Data segment:
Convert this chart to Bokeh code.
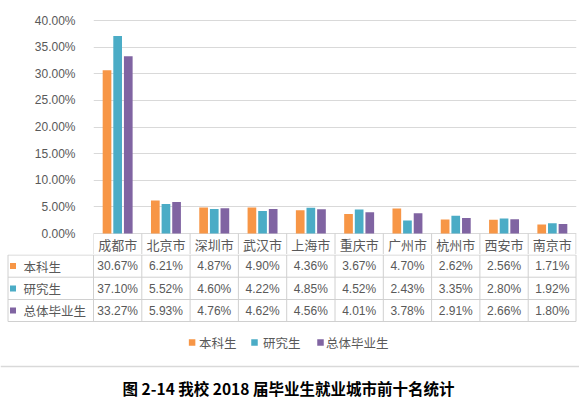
from bokeh.plotting import figure
from bokeh.models import FactorRange, Range1d, FixedTicker, PrintfTickFormatter, ColumnDataSource
from bokeh.transform import dodge
from bokeh.embed import file_html
from bokeh.resources import INLINE
from bokeh.core.properties import value

# ---------------- data ----------------
cities = ["成都市", "北京市", "深圳市", "武汉市", "上海市", "重庆市", "广州市", "杭州市", "西安市", "南京市"]
series_names = ["本科生", "研究生", "总体毕业生"]
undergrad = [30.67, 6.21, 4.87, 4.90, 4.36, 3.67, 4.70, 2.62, 2.56, 1.71]
graduate = [37.10, 5.52, 4.60, 4.22, 4.85, 4.52, 2.43, 3.35, 2.80, 1.92]
overall = [33.27, 5.93, 4.76, 4.62, 4.56, 4.01, 3.78, 2.91, 2.66, 1.80]
y_ticks = [0, 5, 10, 15, 20, 25, 30, 35, 40]
colors = ["#F79646", "#4BACC6", "#8064A2"]
title_text = "图 2-14 我校 2018 届毕业生就业城市前十名统计"

# ---------------- layout constants ----------------
W = 579
LEFT = 93
RIGHT = 3
H0 = 6
H1 = 248
H2 = 144
PX = 5.325          # pixels per percentage point
ZERO_Y = 227        # pixel row of 0% in the chart figure
CW = (W - LEFT - RIGHT) / 10.0
TXT = "#595959"
LINE = "#D0D0D0"
CJK = value("Noto Sans CJK SC")
LAT = value("Liberation Sans")

y_start = -(H1 - ZERO_Y) / PX
y_end = ZERO_Y / PX

# ---------------- thin top border strip ----------------
t = figure(width=W, height=H0, x_range=Range1d(0, 1), y_range=Range1d(H0, 0),
           output_backend="svg", toolbar_location=None,
           x_axis_location=None, y_axis_location=None, min_border=0,
           outline_line_color=None, background_fill_color="white", border_fill_color="white")
t.grid.visible = False
t.segment(x0=[0], y0=[4], x1=[1], y1=[4], line_color="#D3D3D3", line_width=1.5)

# ---------------- chart figure ----------------
p = figure(width=W, height=H1, x_range=FactorRange(factors=cities),
           y_range=Range1d(y_start, y_end), output_backend="svg",
           toolbar_location=None, x_axis_location=None,
           min_border_left=LEFT, min_border_right=RIGHT, min_border_top=0, min_border_bottom=0,
           outline_line_color=None, background_fill_color="white", border_fill_color="white")

p.yaxis.ticker = FixedTicker(ticks=y_ticks)
p.yaxis.formatter = PrintfTickFormatter(format="%.2f%%")
p.yaxis.axis_line_color = None
p.yaxis.major_tick_line_color = None
p.yaxis.minor_tick_line_color = None
p.yaxis.major_label_standoff = 12
p.yaxis.major_label_text_font = "Liberation Sans"
p.yaxis.major_label_text_font_size = "12px"
p.yaxis.major_label_text_color = TXT
p.ygrid.ticker = FixedTicker(ticks=y_ticks)
p.ygrid.grid_line_color = "#D9D9D9"
p.xgrid.visible = False

src = ColumnDataSource(dict(city=cities, s0=undergrad, s1=graduate, s2=overall))
for key, off, col in zip(["s0", "s1", "s2"], [-0.22, 0.0, 0.22], colors):
    p.vbar(x=dodge("city", off, range=p.x_range), top=key, width=0.18,
           source=src, fill_color=col, line_color=None)

# header row of the data table (category names)
p.text(x="city", y=y_start / 2, text="city", source=src, text_align="center",
       text_baseline="middle", text_font=CJK, text_font_size="13px", text_color=TXT)
p.segment(x0=dodge("city", -0.5, range=p.x_range), y0=0,
          x1=dodge("city", -0.5, range=p.x_range), y1=y_start,
          source=src, line_color=LINE, line_width=1)
last = ColumnDataSource(dict(city=[cities[-1]]))
p.segment(x0=dodge("city", 0.49, range=p.x_range), y0=0,
          x1=dodge("city", 0.49, range=p.x_range), y1=y_start,
          source=last, line_color=LINE, line_width=1)

# ---------------- table / legend / caption figure ----------------
x0 = -LEFT / CW
x1 = 10 + RIGHT / CW


def xpx(px):
    return x0 + px / CW


q = figure(width=W, height=H2, x_range=Range1d(x0, x1), y_range=Range1d(H2, 0),
           output_backend="svg", toolbar_location=None,
           x_axis_location=None, y_axis_location=None, min_border=0,
           outline_line_color=None, background_fill_color="white", border_fill_color="white")
q.grid.visible = False

row_lines = [0.5, 22.7, 45, 67]
row_mid = [11.5, 34, 56]
right_edge = 10 - 0.01
q.segment(x0=[xpx(7.5)] * len(row_lines), y0=row_lines,
          x1=[right_edge] * len(row_lines), y1=row_lines, line_color=LINE, line_width=1)
vx = [xpx(7.5)] + list(range(10)) + [right_edge]
q.segment(x0=vx, y0=[row_lines[0]] * len(vx), x1=vx, y1=[row_lines[-1]] * len(vx),
          line_color=LINE, line_width=1)

centers = [i + 0.5 for i in range(len(cities))]
for r, (name, vals, col) in enumerate(zip(series_names, [undergrad, graduate, overall], colors)):
    q.text(x=centers, y=[row_mid[r]] * len(vals), text=[f"{v:.2f}%" for v in vals],
           text_align="center", text_baseline="middle", text_font=LAT,
           text_font_size="12px", text_color=TXT)
    q.scatter(x=[xpx(12.5)], y=[row_mid[r]], marker="square", size=6,
              fill_color=col, line_color=None)
    q.text(x=[xpx(23)], y=[row_mid[r]], text=[name], text_align="left",
           text_baseline="middle", text_font=CJK, text_font_size="12.5px", text_color=TXT)

# legend
leg_sq = [191.6, 254, 320]
leg_tx = [198.5, 262.5, 325.5]
for name, col, sx, tx in zip(series_names, colors, leg_sq, leg_tx):
    q.scatter(x=[xpx(sx)], y=[88], marker="square", size=6.5, fill_color=col, line_color=None)
    q.text(x=[xpx(tx)], y=[88], text=[name], text_align="left", text_baseline="middle",
           text_font=CJK, text_font_size="12.5px", text_color=TXT)

# separator and caption
q.segment(x0=[x0], y0=[112], x1=[x1], y1=[112], line_color="#D9D9D9", line_width=1.5)
q.text(x=[xpx(288)], y=[133], text=[title_text], text_align="center", text_baseline="middle",
       text_font=CJK, text_font_size="15.5px", text_font_style="bold", text_color="#000000")

open("out.html", "w").write(file_html([t, p, q], INLINE))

Required task:
Leave out any pictures, please, and quote only the lines from the top of the data through the line that contains "from bokeh.core.properties import value".

Result below:
Convert this chart to Bokeh code.
from bokeh.plotting import figure
from bokeh.models import FactorRange, Range1d, FixedTicker, PrintfTickFormatter, ColumnDataSource
from bokeh.transform import dodge
from bokeh.embed import file_html
from bokeh.resources import INLINE
from bokeh.core.properties import value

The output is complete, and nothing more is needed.